[Stated exercise]
Take each line containing "this" and report it exactly as written.

Records with drawing code

======

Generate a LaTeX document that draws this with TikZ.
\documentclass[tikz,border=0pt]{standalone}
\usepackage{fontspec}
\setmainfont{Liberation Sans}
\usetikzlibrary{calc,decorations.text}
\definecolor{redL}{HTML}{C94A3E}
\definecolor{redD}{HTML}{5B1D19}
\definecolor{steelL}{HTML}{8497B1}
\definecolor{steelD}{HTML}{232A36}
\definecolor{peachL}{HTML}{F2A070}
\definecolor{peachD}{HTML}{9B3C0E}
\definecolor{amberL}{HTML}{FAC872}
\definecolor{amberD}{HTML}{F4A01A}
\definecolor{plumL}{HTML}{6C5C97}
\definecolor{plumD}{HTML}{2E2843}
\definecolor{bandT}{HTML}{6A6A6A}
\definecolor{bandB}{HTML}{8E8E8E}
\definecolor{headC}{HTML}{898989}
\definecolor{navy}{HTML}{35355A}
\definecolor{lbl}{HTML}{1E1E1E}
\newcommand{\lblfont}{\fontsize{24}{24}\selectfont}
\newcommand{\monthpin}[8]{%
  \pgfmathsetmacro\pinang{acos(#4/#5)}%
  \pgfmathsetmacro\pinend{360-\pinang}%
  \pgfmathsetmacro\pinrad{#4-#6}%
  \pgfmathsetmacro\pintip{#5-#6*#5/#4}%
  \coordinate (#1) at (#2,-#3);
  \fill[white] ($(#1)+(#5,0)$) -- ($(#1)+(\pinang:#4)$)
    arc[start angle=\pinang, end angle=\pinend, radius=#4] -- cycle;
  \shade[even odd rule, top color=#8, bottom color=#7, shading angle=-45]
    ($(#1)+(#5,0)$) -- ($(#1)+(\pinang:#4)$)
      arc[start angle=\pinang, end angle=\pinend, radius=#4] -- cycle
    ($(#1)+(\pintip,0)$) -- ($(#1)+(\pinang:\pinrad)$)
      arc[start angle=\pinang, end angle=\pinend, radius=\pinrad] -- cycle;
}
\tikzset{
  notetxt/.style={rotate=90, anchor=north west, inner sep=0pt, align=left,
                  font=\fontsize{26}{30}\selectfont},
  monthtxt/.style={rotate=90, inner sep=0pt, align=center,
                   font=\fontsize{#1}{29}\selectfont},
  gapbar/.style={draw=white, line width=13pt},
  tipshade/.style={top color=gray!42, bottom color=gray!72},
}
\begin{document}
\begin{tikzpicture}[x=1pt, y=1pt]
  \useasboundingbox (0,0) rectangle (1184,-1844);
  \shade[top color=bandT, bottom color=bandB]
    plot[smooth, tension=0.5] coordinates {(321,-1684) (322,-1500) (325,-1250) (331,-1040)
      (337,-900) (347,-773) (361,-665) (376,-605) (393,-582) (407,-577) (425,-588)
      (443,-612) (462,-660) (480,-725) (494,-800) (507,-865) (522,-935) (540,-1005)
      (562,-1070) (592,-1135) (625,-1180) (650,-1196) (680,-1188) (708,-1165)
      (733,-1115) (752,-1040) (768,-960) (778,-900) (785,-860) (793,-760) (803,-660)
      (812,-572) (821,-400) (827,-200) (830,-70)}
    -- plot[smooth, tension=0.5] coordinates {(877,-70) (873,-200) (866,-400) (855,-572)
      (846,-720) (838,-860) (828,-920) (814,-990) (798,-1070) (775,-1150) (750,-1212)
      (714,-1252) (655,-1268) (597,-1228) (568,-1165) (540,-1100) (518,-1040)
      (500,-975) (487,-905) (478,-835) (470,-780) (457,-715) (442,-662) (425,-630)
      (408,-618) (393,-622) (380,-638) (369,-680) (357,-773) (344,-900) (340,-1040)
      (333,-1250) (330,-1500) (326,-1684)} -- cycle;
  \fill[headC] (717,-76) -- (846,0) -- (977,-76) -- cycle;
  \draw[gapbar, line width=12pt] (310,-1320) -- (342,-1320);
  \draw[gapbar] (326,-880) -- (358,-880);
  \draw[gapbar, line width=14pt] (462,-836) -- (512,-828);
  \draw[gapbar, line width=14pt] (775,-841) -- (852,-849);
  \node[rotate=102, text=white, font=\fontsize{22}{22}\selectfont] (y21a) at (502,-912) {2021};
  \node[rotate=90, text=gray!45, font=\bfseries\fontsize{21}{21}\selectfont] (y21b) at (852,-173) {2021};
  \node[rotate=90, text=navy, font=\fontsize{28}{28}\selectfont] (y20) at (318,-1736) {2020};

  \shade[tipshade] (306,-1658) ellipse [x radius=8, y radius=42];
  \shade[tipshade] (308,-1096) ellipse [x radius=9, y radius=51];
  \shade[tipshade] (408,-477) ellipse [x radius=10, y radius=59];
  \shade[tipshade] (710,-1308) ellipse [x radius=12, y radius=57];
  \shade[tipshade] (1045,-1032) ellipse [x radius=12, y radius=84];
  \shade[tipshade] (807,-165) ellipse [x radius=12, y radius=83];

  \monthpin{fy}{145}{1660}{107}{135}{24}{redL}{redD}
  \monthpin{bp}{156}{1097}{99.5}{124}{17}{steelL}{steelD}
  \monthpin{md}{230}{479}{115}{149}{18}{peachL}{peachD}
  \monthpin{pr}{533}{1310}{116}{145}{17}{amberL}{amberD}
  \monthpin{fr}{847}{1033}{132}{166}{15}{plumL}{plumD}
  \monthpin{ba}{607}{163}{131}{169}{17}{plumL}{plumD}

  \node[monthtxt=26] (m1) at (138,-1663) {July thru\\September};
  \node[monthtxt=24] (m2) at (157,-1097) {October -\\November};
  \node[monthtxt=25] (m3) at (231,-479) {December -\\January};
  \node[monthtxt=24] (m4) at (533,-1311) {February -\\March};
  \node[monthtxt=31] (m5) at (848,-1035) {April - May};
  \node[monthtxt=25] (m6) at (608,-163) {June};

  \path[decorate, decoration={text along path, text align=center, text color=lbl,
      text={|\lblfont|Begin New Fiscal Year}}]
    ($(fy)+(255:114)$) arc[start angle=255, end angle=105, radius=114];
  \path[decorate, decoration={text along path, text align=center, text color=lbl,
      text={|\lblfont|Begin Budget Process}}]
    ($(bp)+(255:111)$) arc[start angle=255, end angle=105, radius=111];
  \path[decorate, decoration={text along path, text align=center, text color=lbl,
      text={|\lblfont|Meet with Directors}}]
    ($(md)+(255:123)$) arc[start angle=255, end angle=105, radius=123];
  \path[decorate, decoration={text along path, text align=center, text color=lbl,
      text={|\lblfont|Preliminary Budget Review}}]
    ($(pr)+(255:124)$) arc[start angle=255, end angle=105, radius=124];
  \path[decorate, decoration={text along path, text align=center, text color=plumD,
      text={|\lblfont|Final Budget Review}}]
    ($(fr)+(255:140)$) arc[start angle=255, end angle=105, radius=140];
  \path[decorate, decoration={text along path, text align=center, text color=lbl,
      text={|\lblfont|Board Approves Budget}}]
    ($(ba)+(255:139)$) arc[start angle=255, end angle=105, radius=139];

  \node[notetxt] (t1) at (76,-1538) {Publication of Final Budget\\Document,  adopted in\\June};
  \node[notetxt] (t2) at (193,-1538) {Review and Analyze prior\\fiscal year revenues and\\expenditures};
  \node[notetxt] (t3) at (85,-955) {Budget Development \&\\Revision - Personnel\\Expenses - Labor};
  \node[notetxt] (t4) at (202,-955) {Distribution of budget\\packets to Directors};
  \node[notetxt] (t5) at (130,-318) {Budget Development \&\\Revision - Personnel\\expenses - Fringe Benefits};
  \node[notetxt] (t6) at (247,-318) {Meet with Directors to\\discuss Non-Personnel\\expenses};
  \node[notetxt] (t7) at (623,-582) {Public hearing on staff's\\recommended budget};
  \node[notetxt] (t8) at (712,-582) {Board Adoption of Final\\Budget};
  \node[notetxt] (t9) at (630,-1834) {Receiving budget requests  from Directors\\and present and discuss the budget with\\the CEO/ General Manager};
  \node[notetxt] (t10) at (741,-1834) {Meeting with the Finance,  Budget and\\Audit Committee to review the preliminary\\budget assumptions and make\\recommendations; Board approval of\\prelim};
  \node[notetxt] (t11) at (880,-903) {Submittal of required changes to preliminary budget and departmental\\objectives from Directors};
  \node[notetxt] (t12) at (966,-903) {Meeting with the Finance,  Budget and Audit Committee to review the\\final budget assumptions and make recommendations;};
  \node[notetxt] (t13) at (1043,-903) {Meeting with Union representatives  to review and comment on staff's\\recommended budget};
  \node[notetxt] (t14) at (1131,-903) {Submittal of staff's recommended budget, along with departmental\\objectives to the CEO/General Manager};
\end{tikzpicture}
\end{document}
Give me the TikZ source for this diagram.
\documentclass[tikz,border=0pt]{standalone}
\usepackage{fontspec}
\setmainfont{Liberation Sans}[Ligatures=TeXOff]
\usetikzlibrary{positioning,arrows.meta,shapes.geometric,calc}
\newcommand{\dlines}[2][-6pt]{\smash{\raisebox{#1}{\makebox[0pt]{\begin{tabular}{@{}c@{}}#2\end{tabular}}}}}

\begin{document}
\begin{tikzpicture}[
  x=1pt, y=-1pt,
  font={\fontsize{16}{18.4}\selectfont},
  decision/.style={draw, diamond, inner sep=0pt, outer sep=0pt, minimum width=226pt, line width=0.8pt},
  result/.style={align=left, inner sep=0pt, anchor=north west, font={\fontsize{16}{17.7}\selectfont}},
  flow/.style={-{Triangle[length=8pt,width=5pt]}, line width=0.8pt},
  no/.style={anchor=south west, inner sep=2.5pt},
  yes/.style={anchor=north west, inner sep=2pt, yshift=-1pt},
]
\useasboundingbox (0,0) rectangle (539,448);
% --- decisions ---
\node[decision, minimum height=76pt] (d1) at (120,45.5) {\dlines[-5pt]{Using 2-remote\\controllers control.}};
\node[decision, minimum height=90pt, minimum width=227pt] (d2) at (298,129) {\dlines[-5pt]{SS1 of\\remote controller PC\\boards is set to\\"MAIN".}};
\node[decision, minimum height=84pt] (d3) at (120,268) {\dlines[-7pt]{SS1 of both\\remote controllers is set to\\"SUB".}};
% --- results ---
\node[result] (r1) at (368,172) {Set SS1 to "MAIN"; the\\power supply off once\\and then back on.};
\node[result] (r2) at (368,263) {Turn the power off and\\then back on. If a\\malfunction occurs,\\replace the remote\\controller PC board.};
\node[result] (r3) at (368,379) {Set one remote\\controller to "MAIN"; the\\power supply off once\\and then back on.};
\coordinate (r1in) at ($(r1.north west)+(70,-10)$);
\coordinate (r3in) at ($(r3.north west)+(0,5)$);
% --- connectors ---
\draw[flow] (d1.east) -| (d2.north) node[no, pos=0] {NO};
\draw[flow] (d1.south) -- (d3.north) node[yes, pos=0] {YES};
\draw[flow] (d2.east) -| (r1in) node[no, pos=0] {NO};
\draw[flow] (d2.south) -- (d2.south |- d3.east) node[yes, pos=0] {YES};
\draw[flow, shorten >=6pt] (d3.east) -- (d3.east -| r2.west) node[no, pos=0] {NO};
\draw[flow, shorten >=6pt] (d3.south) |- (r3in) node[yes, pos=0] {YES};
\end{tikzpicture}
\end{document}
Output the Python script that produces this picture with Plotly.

======

[Full answer]
Generate a LaTeX document that draws this with TikZ.
Give me the TikZ source for this diagram.
Output the Python script that produces this picture with Plotly.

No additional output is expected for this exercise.